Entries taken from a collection

<<<<

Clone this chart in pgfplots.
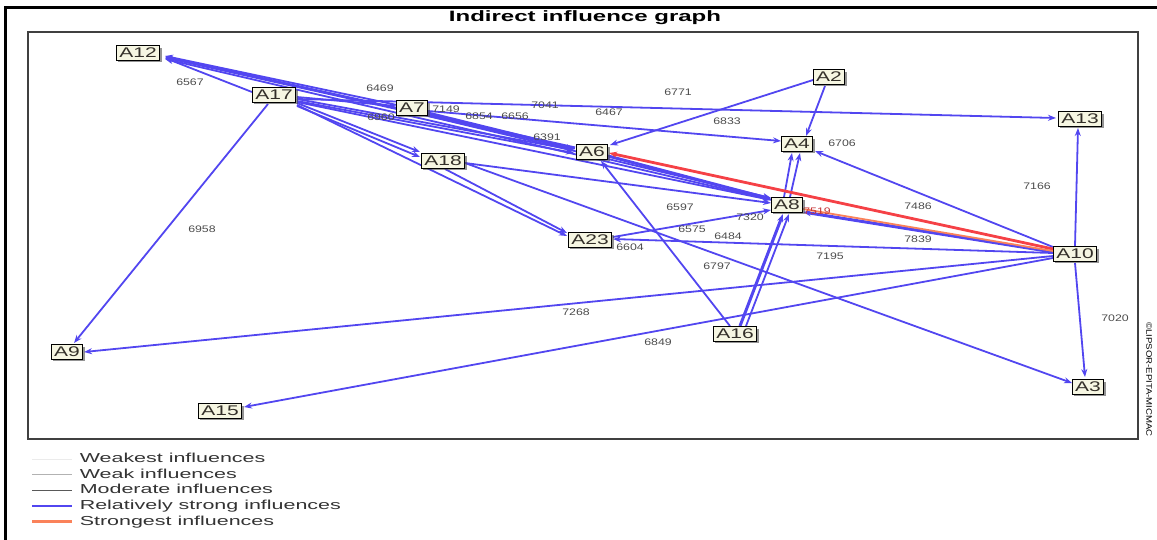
\documentclass[border=0pt]{standalone}
\usepackage{fontspec}
\setmainfont{Liberation Sans}
\newfontfamily\nodefont[FakeStretch=1.5]{Liberation Sans}
\newfontfamily\labfont[FakeStretch=1.3]{Liberation Sans}
\newfontfamily\legfont[FakeStretch=1.65]{Liberation Sans}
\newfontfamily\titfont[FakeStretch=1.6]{Liberation Sans}
\newfontfamily\cpfont[FakeStretch=1.2]{Liberation Sans}
\usepackage{pgfplots}
\pgfplotsset{compat=1.18}
\usetikzlibrary{arrows.meta,shadows}
\definecolor{relblue}{RGB}{82,70,240}
\definecolor{strred}{RGB}{245,65,70}
\definecolor{strorange}{RGB}{250,130,90}
\definecolor{nodefill}{RGB}{246,246,226}
\tikzset{
 rs/.style={relblue, line width=1.8pt, -{Stealth[length=8pt,width=6pt]}},
 rsk/.style={relblue, line width=3pt, -{Stealth[length=8pt,width=6pt]}},
 st/.style={strred, line width=2.8pt, -{Stealth[length=8pt,width=6pt]}},
 nd/.style={draw=black, line width=0.9pt, fill=nodefill, font=\nodefont\fontsize{14}{14}\selectfont,
   text=black!85!olive,
   inner xsep=3pt, inner ysep=2pt, text height=10pt, text depth=0.5pt,
   drop shadow={shadow xshift=2pt, shadow yshift=-2pt, fill=black!70, opacity=0.6}},
 lb/.style={font=\labfont\fontsize{9.5}{9.5}\selectfont, text=black!70, inner sep=0pt},
}
\begin{document}
\begin{tikzpicture}
\path[use as bounding box] (0,0) rectangle (1157pt,539pt);
\begin{axis}[
 at={(28pt,100pt)}, anchor=south west, scale only axis, width=1110pt, height=407pt,
 xmin=28, xmax=1138, ymin=32, ymax=439, y dir=reverse,
 xtick=\empty, ytick=\empty, clip=false,
 axis line style={black!75, line width=1.2pt},
 legend style={at={(axis cs:31,452)}, anchor=north west, draw=none, fill=none,
   font=\legfont\fontsize{13}{13}\selectfont, text=black!80, row sep=1.6pt, legend cell align=left,
   inner sep=0pt, nodes={inner xsep=6pt, inner ysep=1pt, text height=9.5pt, text depth=2.5pt}},
 legend image code/.code={\draw[#1] (0pt,0pt) -- (40pt,0pt);},
]
\addlegendimage{black!8, line width=1pt}
\addlegendentry{Weakest influences}
\addlegendimage{black!30, line width=1pt}
\addlegendentry{Weak influences}
\addlegendimage{black!65, line width=0.8pt}
\addlegendentry{Moderate influences}
\addlegendimage{relblue, line width=1.8pt}
\addlegendentry{Relatively strong influences}
\addlegendimage{strorange, line width=2.6pt}
\addlegendentry{Strongest influences}

% edges: relatively strong influences
\addplot[rs, forget plot] coordinates {(252,92) (165,58)};
\addplot[rs, forget plot] coordinates {(397,105) (165,56)};
\addplot[rsk, forget plot] coordinates {(575,148) (165,57)};
\addplot[rs, forget plot] coordinates {(772,200) (165,59)};
\addplot[rs, forget plot] coordinates {(268,104) (74,343)};
\addplot[rs, forget plot] coordinates {(297,97) (396,106)};
\addplot[rs, forget plot] coordinates {(297,99) (574,150)};
\addplot[rs, forget plot] coordinates {(297,101) (574,153)};
\addplot[rs, forget plot] coordinates {(297,102) (771,200)};
\addplot[rs, forget plot] coordinates {(297,103) (420,152)};
\addplot[rs, forget plot] coordinates {(297,106) (420,157)};
\addplot[rs, forget plot] coordinates {(297,105) (567,236)};
\addplot[rs, forget plot] coordinates {(445,169) (567,233)};
\addplot[rs, forget plot] coordinates {(297,99) (1056,118)};
\addplot[rs, forget plot] coordinates {(428,111) (781,141)};
\addplot[rsk, forget plot] coordinates {(428,113) (574,149)};
\addplot[rs, forget plot] coordinates {(428,116) (771,198)};
\addplot[rs, forget plot] coordinates {(813,80) (610,145)};
\addplot[rs, forget plot] coordinates {(825,86) (806,136)};
\addplot[rsk, forget plot] coordinates {(740,326) (783,214)};
\addplot[rs, forget plot] coordinates {(746,326) (789,214)};
\addplot[rs, forget plot] coordinates {(784,197) (792,153)};
\addplot[rs, forget plot] coordinates {(790,197) (800,153)};
\addplot[rs, forget plot] coordinates {(730,326) (601,161)};
\addplot[rs, forget plot] coordinates {(1075,246) (1078,128)};
\addplot[rs, forget plot] coordinates {(1075,263) (1085,377)};
\addplot[rs, forget plot] coordinates {(1053,247) (815,151)};
\addplot[rsk, forget plot] coordinates {(1053,252) (803,212)};
\addplot[rs, forget plot] coordinates {(1053,253) (613,239)};
\addplot[rs, forget plot] coordinates {(1053,256) (84,352)};
\addplot[rs, forget plot] coordinates {(1053,258) (244,407)};
\addplot[rs, forget plot] coordinates {(465,163) (1072,383)};
\addplot[rs, forget plot] coordinates {(465,163) (771,203)};
\addplot[rs, forget plot] coordinates {(613,237) (771,210)};
\addplot[rsk, forget plot] coordinates {(608,156) (771,199)};
% strongest influences
\addplot[st, forget plot] coordinates {(1053,249) (609,153)};
\addplot[strorange, line width=1.8pt, forget plot] coordinates {(1053,251) (803,209)};

% edge values
\node[lb] at (axis cs:190,82) {6567};
\node[lb] at (axis cs:380,88) {6469};
\node[lb] at (axis cs:678,92) {6771};
\node[lb] at (axis cs:545,105) {7041};
\node[lb] at (axis cs:609,112) {6467};
\node[lb] at (axis cs:727,121) {6833};
\node[lb] at (axis cs:842,143) {6706};
\node[lb] at (axis cs:446,109) {7149};
\node[lb] at (axis cs:479,116) {6854};
\node[lb] at (axis cs:515,116) {6656};
\node[lb] at (axis cs:381,117) {6960};
\node[lb] at (axis cs:547,137) {6391};
\node[lb] at (axis cs:680,207) {6597};
\node[lb] at (axis cs:750,217) {7320};
\node[lb] at (axis cs:692,229) {6575};
\node[lb] at (axis cs:728,236) {6484};
\node[lb] at (axis cs:630,247) {6604};
\node[lb] at (axis cs:717,266) {6797};
\node[lb] at (axis cs:830,256) {7195};
\node[lb] at (axis cs:918,239) {7839};
\node[lb] at (axis cs:918,206) {7486};
\node[lb, text=strred!80!black] at (axis cs:817,211) {7519};
\node[lb] at (axis cs:1037,186) {7166};
\node[lb] at (axis cs:1115,318) {7020};
\node[lb] at (axis cs:576,312) {7268};
\node[lb] at (axis cs:658,342) {6849};
\node[lb] at (axis cs:202,229) {6958};

% variables
\node[nd] at (axis cs:138,53) {A12};
\node[nd] at (axis cs:274,95) {A17};
\node[nd] at (axis cs:412,108) {A7};
\node[nd] at (axis cs:592,152) {A6};
\node[nd] at (axis cs:443,161) {A18};
\node[nd] at (axis cs:590,240) {A23};
\node[nd] at (axis cs:829,77) {A2};
\node[nd] at (axis cs:797,144) {A4};
\node[nd] at (axis cs:787,205) {A8};
\node[nd] at (axis cs:1080,119) {A13};
\node[nd] at (axis cs:1075,254) {A10};
\node[nd] at (axis cs:67,352) {A9};
\node[nd] at (axis cs:220,411) {A15};
\node[nd] at (axis cs:735,334) {A16};
\node[nd] at (axis cs:1088,387) {A3};

% title, frame, copyright
\node[font=\titfont\bfseries\fontsize{15}{15}\selectfont] at (axis cs:585,18) {Indirect influence graph};
\draw[line width=3pt, black] (axis cs:6,545) -- (axis cs:6,7) -- (axis cs:1165,7);
\node[rotate=-90, anchor=west, font=\cpfont\fontsize{8}{8}\selectfont, inner sep=0pt] at (axis cs:1149,322) {©LIPSOR-EPITA-MICMAC};
\end{axis}
\end{tikzpicture}
\end{document}
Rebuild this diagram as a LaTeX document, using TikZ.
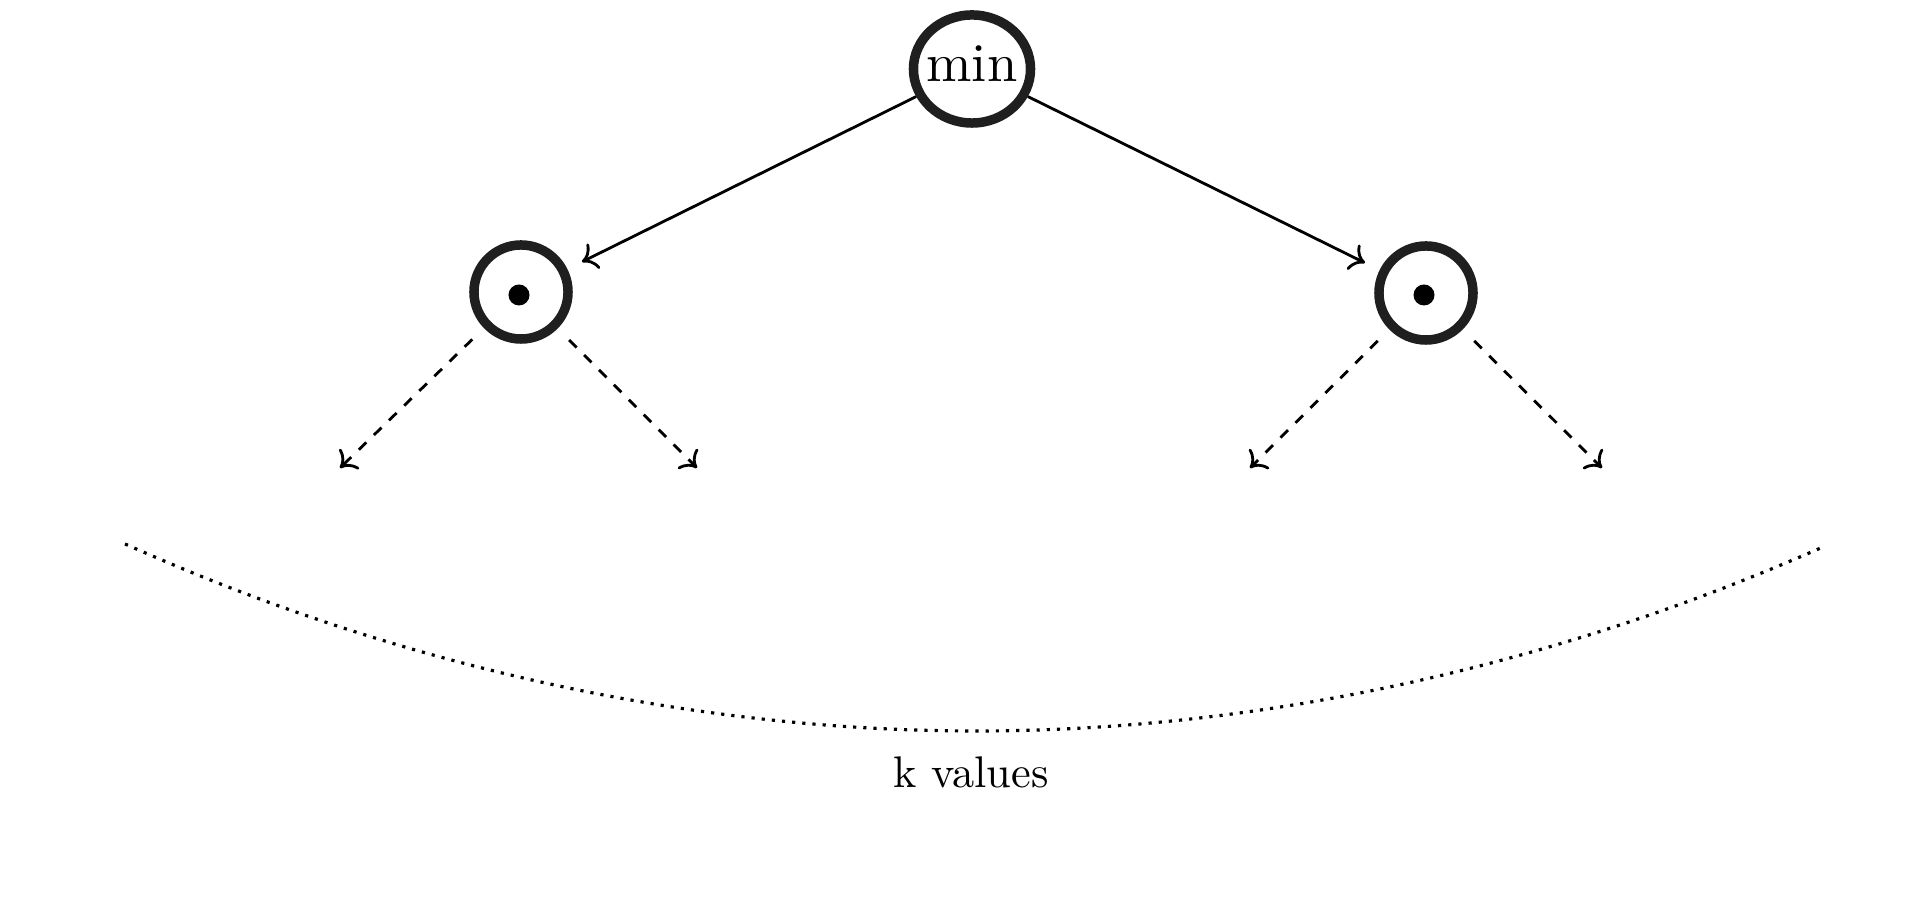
\documentclass[tikz,border=0pt]{standalone}
\usepackage{fontspec}
\usetikzlibrary{arrows.meta,shapes.geometric}
\begin{document}
\begin{tikzpicture}[x=0.01cm,y=-0.01cm,
  ring/.style={draw=black!88, line width=2.7pt, ellipse, inner sep=0pt},
  bigring/.style={ring, minimum width=1.17cm, minimum height=1.08cm},
  smallring/.style={ring, minimum width=0.94cm, minimum height=0.94cm, outer sep=0.21cm},
  dotmark/.style={circle, fill=black, inner sep=0pt, minimum size=0.21cm},
  tip/.style={-{To[length=4pt,width=8pt]}},
  solidedge/.style={tip, line width=0.8pt},
  dashedge/.style={tip, line width=0.8pt, dashed},
  arcline/.style={dotted, line width=0.9pt},
  labeltext/.style={font=\fontsize{10}{12}\selectfont, anchor=base, inner sep=0pt}
]
\useasboundingbox (0,0) rectangle (1929,901);

\node[bigring] (root) at (972,69) {};
\node[labeltext] (rootlabel) at (972,82) {\scalebox{1.55}{min}};

\node[smallring] (L) at (521,292) {};
\node[dotmark] (Ldot) at (519,295) {};
\node[smallring] (R) at (1426,293) {};
\node[dotmark] (Rdot) at (1424,295) {};

\draw[solidedge] (root) -- (L);
\draw[solidedge] (root) -- (R);

\coordinate (LL) at (340,468);
\coordinate (LR) at (697,468);
\coordinate (RL) at (1250,468);
\coordinate (RR) at (1602,468);

\draw[dashedge] (L) -- (LL);
\draw[dashedge] (L) -- (LR);
\draw[dashedge] (R) -- (RL);
\draw[dashedge] (R) -- (RR);

\coordinate (cl) at (125,544);
\coordinate (cb) at (976,731);
\coordinate (cr) at (1823,547);
\draw[arcline] (cl) parabola bend (cb) (cr);

\node[labeltext] (klabel) at (971,788) {\scalebox{1.26}{k values}};
\end{tikzpicture}
\end{document}
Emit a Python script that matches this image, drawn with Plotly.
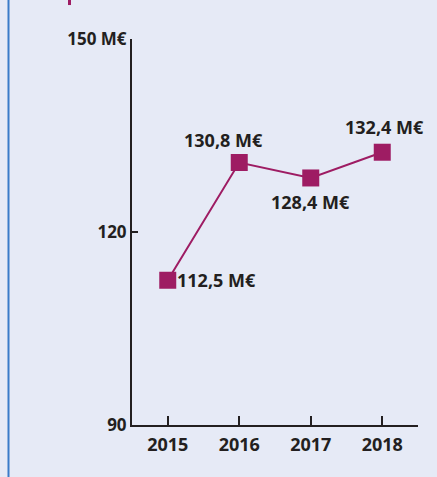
import plotly.graph_objects as go

years = [2015, 2016, 2017, 2018]
values = [112.5, 130.8, 128.4, 132.4]
value_labels = ["112,5 M€", "130,8 M€", "128,4 M€", "132,4 M€"]
y_tick_vals = [90, 120, 150]
y_tick_text = ["90", "120", "150 M€"]
x_tick_text = ["2015", "2016", "2017", "2018"]

# label placement (style, not data)
label_offsets = [(49, 0), (-16, 23), (0, -24), (2, 25)]

MAG = "#9E1C63"
INK = "#231F20"
BG = "#E6EAF6"
FONT = "Open Sans"

fig = go.Figure()
fig.add_trace(go.Scatter(
    x=years, y=values, mode="lines+markers",
    line=dict(color=MAG, width=2),
    marker=dict(symbol="square", size=17, color=MAG),
    hoverinfo="skip", showlegend=False,
))

for x, y, t, (dx, dy) in zip(years, values, value_labels, label_offsets):
    fig.add_annotation(x=x, y=y, text=f"<b>{t}</b>", showarrow=False,
                       xshift=dx, yshift=dy,
                       font=dict(family=FONT, size=18, color=INK))

fig.update_layout(
    width=437, height=477,
    margin=dict(l=132, r=19, t=39, b=52),
    paper_bgcolor=BG, plot_bgcolor=BG,
    font=dict(family=FONT, color=INK),
    xaxis=dict(range=[2014.5, 2018.5], tickvals=years,
               ticktext=[f"<b>{t}</b>" for t in x_tick_text],
               showgrid=False, zeroline=False, showline=True,
               linecolor=INK, linewidth=2, ticks="inside", ticklen=9,
               tickwidth=1.5, tickcolor=INK, ticklabelstandoff=2,
               tickfont=dict(family=FONT, size=18, color=INK)),
    yaxis=dict(range=[90, 150], tickvals=y_tick_vals,
               ticktext=[f"<b>{t}</b>" for t in y_tick_text],
               showgrid=False, zeroline=False, showline=True,
               linecolor=INK, linewidth=2, ticks="inside", ticklen=6,
               tickwidth=1.5, tickcolor=INK,
               tickfont=dict(family=FONT, size=17, color=INK)),
    shapes=[
        dict(type="line", xref="paper", yref="paper", x0=-0.4318, x1=-0.4318,
             y0=-0.2, y1=1.2, line=dict(color="#3A7BC8", width=2)),
        dict(type="rect", xref="paper", yref="paper", x0=-0.2238, x1=-0.2133,
             y0=1.088, y1=1.11, line=dict(width=0), fillcolor=MAG),
    ],
)

fig.write_html(
    "out.html",
    config={"displayModeBar": False},
    post_script="document.body.style.margin='0';document.body.style.background='#E6EAF6';",
)
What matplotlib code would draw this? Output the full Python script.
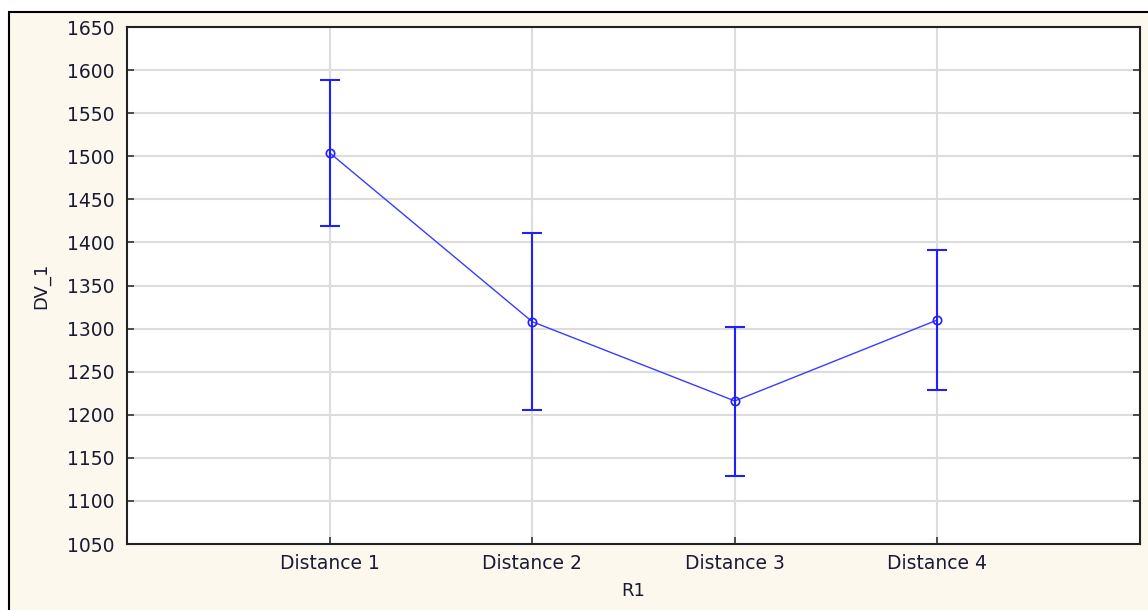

>>>>

Can you give again only the lines between the one containing "Rebuild this diagram" and the one containing "(rootlabel) at (972,82)", counting both, exactly as they appear and without any pictures?

Rebuild this diagram as a LaTeX document, using TikZ.
\documentclass[tikz,border=0pt]{standalone}
\usepackage{fontspec}
\usetikzlibrary{arrows.meta,shapes.geometric}
\begin{document}
\begin{tikzpicture}[x=0.01cm,y=-0.01cm,
  ring/.style={draw=black!88, line width=2.7pt, ellipse, inner sep=0pt},
  bigring/.style={ring, minimum width=1.17cm, minimum height=1.08cm},
  smallring/.style={ring, minimum width=0.94cm, minimum height=0.94cm, outer sep=0.21cm},
  dotmark/.style={circle, fill=black, inner sep=0pt, minimum size=0.21cm},
  tip/.style={-{To[length=4pt,width=8pt]}},
  solidedge/.style={tip, line width=0.8pt},
  dashedge/.style={tip, line width=0.8pt, dashed},
  arcline/.style={dotted, line width=0.9pt},
  labeltext/.style={font=\fontsize{10}{12}\selectfont, anchor=base, inner sep=0pt}
]
\useasboundingbox (0,0) rectangle (1929,901);

\node[bigring] (root) at (972,69) {};
\node[labeltext] (rootlabel) at (972,82) {\scalebox{1.55}{min}};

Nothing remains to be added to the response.